Energy-rich Turkmenistan seek $4.1 Bln loan from China to develop giant natural gas field

By Alexander Vershinin, AP
Friday, August 13, 2010

Turkmens seek $4.1 Bln loan from China

ASHGABAT, Turkmenistan — Energy-rich Turkmenistan is reaching out to China for a $4.1 billion loan to develop one of the world’s largest natural gas fields, state media reported Friday.

While signaling its growing reliance on economic support from China, the isolated Central Asian nation has also expressed a readiness to award concessions for oil and gas fields in the Caspian Sea to a range of U.S. companies.

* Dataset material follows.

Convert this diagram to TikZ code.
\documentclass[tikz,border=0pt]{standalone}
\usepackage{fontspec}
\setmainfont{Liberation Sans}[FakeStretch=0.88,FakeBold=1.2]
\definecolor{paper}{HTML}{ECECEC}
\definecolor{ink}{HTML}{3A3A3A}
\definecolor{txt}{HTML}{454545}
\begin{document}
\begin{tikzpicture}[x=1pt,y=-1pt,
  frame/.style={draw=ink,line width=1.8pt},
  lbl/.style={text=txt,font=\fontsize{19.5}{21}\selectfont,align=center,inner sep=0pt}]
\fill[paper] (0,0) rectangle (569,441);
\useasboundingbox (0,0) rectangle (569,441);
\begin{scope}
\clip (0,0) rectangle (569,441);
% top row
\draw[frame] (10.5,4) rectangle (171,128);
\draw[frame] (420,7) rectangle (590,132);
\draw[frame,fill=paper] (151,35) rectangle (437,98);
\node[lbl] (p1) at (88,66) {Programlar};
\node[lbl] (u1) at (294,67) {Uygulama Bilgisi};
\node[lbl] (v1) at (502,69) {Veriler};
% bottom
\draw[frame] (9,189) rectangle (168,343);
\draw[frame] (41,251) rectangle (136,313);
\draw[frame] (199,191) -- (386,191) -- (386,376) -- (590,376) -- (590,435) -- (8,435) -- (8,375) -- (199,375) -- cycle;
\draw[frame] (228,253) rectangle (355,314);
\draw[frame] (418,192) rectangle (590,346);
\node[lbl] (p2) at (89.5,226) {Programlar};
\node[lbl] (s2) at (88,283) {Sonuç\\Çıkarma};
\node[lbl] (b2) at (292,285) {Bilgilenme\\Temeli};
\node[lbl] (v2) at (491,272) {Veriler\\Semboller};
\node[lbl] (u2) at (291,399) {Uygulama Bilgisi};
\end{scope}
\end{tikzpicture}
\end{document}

“For the further financing of the project to develop the South Yolotan gas field, it is necessary to conduct intensive negotiations with China State Development Bank on extending a soft loan worth $4.1 billion,” President Gurbanguli Berdymukhamedov was quoted as telling a meeting of energy industry representatives at a meeting Thursday.

China already loaned Turkmenistan $3 billion last year for the development of the South Yolotan field near the Afghan border, which an independent British surveying company has said may be one of the five largest gas reserves in the world.

A landmark 1,800-kilometer (1,080-mile) pipeline leading from Turkmenistan, through Uzbekistan and Kazakhstan, to China began pumping natural gas in December, a coup for Beijing in its search for new sources of energy to fuel its burgeoning economy.

Turkmen gas deliveries to China through the pipeline are expected to hit around 6 billion cubic meters this year, with supplies increasing incrementally every year until they reach 40 billion cubic meters in 2015. That increase will rely in part on the success of effectively exploiting resources at South Yolotan.

Russia, which is buying around 10 billion cubic meters of gas from Turkmenistan this year, has long hoped to corner supplies from the fellow former Soviet republic. Western nations have also jealously eyed Central Asia’s gas riches and backed pipeline routes that would enable those energy resources to reach Europe.

China’s deep pockets and active energy diplomacy have allowed it to steal a march on its would-be rivals, however, and enabled it to claim the biggest prize Turkmenistan has on offer.

Turkmenistan’s apparent need for financial assistance will raise eyebrows as the government spends billions on a lavish tourist complex on its Caspian coast, which some critics have described as a frivolous white elephant.

At Thursday’s meeting, Berdymukhamedov instructed officials to consider proposals to develop offshore oil and gas fields in the Caspian Sea submitted by Chevron and ConocoPhillips. Among the other potential candidates he named were TX Oil Ltd., an obscure Texas-based company chaired by Neil Mallon Bush, former President George W. Bush’s younger brother, and Abu Dhabi-based Mubadala Oil and Gas.

No details were given about the size of the offshore fields in question or the required amount for investment.

Berdymukhamedov also gave a year-end deadline for the government to conclude a sale agreement for gas to be sold through the planned Turkmenistan-Afghanistan-Pakistan-India pipeline.

Negotiations on building the trans-Afghan pipeline have lasted more than 15 years, although persistent conflict in the region has weakened the energy route’s prospects.

The Asian Development Bank financed a feasibility study project in 2005 that envisioned the pipeline spanning 1,680 kilometers (1,008 miles) from Turkmenistan’s Dauletabad field to the Indian border village of Fazilka. The cost of construction has been estimated at $3.3 billion with annual supply capacity slated to reach 33 billion cubic meters of gas.